Lars Anken erörtert in seinem Beitrag „Inklusion – Kernfrage oder Kernschmelze des Förderschwerpunkts Lernen?“ erkenntnistheoretische Überlegungen zum Zusammenhang von Inklusion und dem Förderschwerpunkt Lernen. In seiner konstruktivistisch geprägten Analyse von „Inklusion“ zeigt er exemplarisch auf, dass diejenigen Dimensionen von Heterogenität, die in der aktuellen, öffentlichen Diskussion im Mittelpunkt stehen, kaum diejenigen sind, die aus der Perspektive des Förderschwerpunktes Lernen als relevant erachtet werden müssen. Seine Ausführungen münden in der Überlegung, dass es über ein fachwissenschaftlich zu begründendes „Maß für Einbezogenheit“ hinaus ein „Maß für Einbezogenheit zweiter Ordnung“ bedarf, welches die Passung der beiden Maße der „öffentlichen“ und „persönlichen“ Einbezogenheit im Sinne ihrer Vereinbarkeit für jede Person individuell zu bestimmen versucht (45). Nur so sei es möglich, überhaupt sinnvoll über Inklusion zu sprechen.

Bernhard Rauh diskutiert die Angemessenheit des Begriffs Lernen für die Benennung der fachlich-wissenschaftlichen Arbeitsperspektive des Förderschwerpunktes und zur Bestimmung des fachlichen Gegenstands eines sonderpädagogischen Unterstützungssystems in der inklusiven Schule. Der Blick auf die Geschichte zeigt, dass gravierende Veränderungen im Bildungssystem, die mit deutlich erkennbaren Folgen für den Förderschwerpunkt verbunden waren, auch jeweils terminologisch gekennzeichnet waren. Deshalb fragt der Autor, ob der Begriff des Lernens im Kontext eines inklusiven Schulsystems noch als passend zu betrachten ist und schlägt alternative terminologische (und damit verbundene inhaltliche) Neuorientierungen vor.

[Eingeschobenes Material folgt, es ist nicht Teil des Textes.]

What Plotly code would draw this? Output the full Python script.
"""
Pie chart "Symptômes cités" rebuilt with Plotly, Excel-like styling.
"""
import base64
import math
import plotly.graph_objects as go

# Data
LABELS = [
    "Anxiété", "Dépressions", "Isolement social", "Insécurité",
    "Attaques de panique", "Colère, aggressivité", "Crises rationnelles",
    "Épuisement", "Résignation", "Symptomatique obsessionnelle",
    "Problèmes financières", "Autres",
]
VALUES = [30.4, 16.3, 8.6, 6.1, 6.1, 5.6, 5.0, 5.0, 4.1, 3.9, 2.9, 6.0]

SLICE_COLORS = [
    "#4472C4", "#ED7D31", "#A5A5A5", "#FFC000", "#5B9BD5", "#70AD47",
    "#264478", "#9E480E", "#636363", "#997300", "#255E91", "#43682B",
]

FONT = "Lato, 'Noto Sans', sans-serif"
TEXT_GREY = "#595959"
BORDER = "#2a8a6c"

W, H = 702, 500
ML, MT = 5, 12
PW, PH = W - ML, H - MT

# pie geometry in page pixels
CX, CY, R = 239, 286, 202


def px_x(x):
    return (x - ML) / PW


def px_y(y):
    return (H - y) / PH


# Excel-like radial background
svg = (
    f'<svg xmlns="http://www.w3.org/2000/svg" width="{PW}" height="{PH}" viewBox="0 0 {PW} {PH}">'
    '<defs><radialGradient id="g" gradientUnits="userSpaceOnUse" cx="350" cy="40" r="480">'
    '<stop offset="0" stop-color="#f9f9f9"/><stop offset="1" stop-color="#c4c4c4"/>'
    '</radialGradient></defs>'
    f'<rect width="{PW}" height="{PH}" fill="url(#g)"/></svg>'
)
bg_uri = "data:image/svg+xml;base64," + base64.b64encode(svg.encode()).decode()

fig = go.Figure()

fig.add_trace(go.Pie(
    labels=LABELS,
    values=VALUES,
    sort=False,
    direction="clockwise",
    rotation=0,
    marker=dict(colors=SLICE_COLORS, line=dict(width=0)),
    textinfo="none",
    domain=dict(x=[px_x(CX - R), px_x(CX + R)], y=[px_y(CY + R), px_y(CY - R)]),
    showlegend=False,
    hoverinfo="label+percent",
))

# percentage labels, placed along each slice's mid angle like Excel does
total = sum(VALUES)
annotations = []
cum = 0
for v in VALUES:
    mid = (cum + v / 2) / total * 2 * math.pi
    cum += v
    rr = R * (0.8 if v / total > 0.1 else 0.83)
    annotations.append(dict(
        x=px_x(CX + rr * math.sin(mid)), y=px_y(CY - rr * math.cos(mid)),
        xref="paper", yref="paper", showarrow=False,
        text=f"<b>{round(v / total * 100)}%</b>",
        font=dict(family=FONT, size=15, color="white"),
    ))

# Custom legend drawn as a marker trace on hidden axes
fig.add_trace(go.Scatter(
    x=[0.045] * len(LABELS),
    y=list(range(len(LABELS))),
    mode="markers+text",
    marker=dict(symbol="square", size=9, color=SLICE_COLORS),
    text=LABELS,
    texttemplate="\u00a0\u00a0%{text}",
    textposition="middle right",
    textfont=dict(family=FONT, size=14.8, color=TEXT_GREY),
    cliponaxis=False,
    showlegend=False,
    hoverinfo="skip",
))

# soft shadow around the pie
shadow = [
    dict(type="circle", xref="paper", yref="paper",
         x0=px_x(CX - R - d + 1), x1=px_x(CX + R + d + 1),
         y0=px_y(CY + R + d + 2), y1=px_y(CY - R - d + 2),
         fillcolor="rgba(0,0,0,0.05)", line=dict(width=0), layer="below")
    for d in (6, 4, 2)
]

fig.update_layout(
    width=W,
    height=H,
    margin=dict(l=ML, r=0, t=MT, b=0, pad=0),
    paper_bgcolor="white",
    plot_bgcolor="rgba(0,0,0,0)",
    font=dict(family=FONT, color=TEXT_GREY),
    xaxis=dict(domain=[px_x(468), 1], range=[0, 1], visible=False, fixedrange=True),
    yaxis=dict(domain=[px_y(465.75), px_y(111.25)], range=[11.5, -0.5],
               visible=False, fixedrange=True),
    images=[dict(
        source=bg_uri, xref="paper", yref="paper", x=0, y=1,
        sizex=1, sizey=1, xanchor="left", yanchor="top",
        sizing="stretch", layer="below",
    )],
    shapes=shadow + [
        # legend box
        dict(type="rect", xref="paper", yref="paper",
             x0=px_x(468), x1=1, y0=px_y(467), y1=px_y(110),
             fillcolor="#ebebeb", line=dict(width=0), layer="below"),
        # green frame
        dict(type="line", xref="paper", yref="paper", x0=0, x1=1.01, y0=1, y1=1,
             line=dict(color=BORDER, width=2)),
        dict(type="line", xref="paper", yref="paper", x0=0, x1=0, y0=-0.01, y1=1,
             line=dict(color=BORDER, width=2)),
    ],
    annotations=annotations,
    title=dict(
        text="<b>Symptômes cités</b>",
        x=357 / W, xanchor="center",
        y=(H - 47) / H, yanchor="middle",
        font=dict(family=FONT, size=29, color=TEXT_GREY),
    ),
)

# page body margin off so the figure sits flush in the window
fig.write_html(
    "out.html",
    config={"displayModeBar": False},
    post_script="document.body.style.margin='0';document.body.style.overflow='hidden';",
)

Marc Thielen thematisiert aus der Perspektive einer lebenslagen- und lebensaltersensiblen Pädagogik Aspekte inklusiver Schulentwicklung. In kritischer Auseinandersetzung mit der Frage, ob ausschließlich individuelle Förderung im Rahmen inklusiven Unterrichts eine angemessene Antwort auf die sozialstrukturellen Problemlagen der Mehrheit der Kinder und Jugendlichen im Förderschwerpunkt Lernen darstellt, plädiert er dafür, deren soziale Lage in ihrer zentralen Bedeutung für inklusive Bildungsprozesse stärker als bisher zu reflektieren. Anschließend arbeitet er heraus, dass die Herausforderungen inklusiver Bildung nicht auf das Schulalter begrenzt sind, sondern die gesamte Lebensspanne betreffen. Je nach Lebensalter und zuständiger pädagogischer Teildisziplin erwachsen spezifische Notwendigkeiten und Gestaltungsmöglichkeiten, die der Autor für die Sekundarstufe in ihrer Bedeutung für den Förderschwerpunkt Lernen exemplarisch konkretisiert.

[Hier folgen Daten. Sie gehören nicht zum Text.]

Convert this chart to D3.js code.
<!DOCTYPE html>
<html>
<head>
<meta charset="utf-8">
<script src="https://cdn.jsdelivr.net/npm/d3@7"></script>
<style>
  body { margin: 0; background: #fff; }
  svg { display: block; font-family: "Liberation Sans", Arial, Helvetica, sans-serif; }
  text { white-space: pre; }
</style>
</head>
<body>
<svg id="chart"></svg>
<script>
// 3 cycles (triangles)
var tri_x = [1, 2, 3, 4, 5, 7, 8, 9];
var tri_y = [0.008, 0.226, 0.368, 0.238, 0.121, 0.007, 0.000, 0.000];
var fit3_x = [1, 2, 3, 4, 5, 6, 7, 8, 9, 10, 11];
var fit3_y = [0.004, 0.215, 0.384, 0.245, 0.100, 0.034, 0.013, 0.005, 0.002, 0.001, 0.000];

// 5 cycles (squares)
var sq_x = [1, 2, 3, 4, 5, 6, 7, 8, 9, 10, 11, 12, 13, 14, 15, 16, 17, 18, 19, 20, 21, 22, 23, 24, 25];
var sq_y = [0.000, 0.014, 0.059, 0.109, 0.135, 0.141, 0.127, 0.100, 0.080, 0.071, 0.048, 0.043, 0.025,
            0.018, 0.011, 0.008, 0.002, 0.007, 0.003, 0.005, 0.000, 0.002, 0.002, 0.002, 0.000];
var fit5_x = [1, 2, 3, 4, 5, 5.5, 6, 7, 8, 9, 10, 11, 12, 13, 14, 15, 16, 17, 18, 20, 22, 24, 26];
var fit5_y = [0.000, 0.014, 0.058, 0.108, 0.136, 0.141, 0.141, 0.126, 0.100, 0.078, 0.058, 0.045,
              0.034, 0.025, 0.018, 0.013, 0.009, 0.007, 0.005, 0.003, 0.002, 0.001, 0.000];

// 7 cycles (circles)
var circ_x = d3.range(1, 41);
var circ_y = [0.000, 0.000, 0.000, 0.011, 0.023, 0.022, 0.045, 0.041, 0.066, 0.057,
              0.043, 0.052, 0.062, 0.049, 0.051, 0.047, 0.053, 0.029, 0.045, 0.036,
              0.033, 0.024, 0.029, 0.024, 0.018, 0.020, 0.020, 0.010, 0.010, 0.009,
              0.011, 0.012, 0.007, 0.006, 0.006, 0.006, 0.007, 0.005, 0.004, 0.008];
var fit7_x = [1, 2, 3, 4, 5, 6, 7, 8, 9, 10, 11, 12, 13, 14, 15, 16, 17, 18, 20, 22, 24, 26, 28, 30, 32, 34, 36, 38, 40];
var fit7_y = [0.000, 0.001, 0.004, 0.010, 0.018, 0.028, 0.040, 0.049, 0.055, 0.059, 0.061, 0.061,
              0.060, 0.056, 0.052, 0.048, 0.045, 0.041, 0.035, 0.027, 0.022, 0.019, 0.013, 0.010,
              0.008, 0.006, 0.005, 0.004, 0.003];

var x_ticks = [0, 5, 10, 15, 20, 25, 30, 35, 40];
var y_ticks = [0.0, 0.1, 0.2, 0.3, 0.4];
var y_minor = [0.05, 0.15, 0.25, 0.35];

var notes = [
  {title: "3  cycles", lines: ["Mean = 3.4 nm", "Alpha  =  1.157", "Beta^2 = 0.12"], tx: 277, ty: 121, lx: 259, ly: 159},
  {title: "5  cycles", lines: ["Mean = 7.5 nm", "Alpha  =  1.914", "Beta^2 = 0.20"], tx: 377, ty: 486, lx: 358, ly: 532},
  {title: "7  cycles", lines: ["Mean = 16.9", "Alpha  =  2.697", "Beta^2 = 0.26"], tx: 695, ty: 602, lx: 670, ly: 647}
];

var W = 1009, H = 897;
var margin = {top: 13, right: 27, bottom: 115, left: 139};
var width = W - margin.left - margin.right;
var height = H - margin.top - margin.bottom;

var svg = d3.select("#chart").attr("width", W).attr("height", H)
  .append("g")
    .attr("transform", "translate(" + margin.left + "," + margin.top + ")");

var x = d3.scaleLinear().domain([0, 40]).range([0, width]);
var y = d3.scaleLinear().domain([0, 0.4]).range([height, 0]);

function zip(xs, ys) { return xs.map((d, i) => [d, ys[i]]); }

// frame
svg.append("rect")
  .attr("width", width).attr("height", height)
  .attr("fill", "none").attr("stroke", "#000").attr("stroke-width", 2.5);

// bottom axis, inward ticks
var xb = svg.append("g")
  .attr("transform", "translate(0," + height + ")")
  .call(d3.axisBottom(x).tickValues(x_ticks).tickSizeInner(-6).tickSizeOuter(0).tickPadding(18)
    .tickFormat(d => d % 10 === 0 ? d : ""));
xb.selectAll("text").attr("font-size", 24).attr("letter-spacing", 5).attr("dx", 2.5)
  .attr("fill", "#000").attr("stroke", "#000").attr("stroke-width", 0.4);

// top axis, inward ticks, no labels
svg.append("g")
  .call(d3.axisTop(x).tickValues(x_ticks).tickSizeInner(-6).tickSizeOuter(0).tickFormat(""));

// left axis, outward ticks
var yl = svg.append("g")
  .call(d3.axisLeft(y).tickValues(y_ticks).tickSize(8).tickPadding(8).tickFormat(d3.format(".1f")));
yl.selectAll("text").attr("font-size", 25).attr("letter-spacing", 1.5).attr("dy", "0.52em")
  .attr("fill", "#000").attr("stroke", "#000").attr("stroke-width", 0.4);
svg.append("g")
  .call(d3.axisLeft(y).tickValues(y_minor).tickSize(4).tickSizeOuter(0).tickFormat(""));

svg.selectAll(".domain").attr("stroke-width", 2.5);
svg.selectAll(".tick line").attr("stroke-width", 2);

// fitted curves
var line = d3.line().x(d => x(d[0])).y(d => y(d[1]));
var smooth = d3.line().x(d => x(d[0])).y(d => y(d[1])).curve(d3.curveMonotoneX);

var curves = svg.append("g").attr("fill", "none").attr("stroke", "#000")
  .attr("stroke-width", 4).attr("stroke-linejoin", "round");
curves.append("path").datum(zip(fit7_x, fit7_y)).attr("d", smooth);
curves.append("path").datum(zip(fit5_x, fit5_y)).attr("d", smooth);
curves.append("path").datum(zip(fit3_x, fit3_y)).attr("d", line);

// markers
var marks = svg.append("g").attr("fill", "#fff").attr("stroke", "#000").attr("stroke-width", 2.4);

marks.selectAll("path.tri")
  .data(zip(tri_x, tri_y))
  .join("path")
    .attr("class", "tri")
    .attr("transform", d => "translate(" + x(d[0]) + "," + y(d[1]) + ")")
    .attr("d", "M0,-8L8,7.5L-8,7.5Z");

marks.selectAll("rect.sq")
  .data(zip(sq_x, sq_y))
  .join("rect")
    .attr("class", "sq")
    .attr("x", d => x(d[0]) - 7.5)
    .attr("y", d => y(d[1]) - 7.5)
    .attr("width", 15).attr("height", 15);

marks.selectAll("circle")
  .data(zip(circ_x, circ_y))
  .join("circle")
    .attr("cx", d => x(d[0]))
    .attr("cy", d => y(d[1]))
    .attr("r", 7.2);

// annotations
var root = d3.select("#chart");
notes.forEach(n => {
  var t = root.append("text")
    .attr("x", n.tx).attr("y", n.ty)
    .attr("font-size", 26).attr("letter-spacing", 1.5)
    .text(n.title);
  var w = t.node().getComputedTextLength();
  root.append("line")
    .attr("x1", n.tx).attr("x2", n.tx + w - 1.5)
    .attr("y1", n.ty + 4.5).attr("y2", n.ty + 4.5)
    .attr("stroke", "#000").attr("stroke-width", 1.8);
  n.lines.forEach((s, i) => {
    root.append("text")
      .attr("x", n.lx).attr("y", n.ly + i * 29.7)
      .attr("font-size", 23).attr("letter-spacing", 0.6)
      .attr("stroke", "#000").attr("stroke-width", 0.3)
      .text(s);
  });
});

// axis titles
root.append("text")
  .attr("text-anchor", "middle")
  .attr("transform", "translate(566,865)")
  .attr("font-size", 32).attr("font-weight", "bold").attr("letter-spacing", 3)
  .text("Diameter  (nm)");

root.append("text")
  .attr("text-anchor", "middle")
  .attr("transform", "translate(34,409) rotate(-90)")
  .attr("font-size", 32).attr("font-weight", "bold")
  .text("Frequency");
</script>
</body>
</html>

Ausgehend von der Überlegung, dass die Wirksamkeit eines inklusiven Bildungssystems anhand der erreichten Bildungsabschlüsse sowie des erfolgreichen Überganges in den Beruf nachzuweisen ist, gehen Tobias Hagen, Clemens Hillenbrand und Marie-Christine Vierbuchen der bisher in der deutschsprachigen Diskussion wenig bearbeiteten Frage nach, wie eine Förderung zur Prävention von Schulabbruch und Dropout, insbesondere für leistungsschwächere Schüler/-innen, aussehen kann. Sie zeigen damit exemplarisch auf, wie Auffassungen über fachliche Zuständigkeiten, hier die Expertise des Förderschwerpunkts Lernen, für die Bearbeitung von Themen im pädagogischen Diskurs platziert werden können.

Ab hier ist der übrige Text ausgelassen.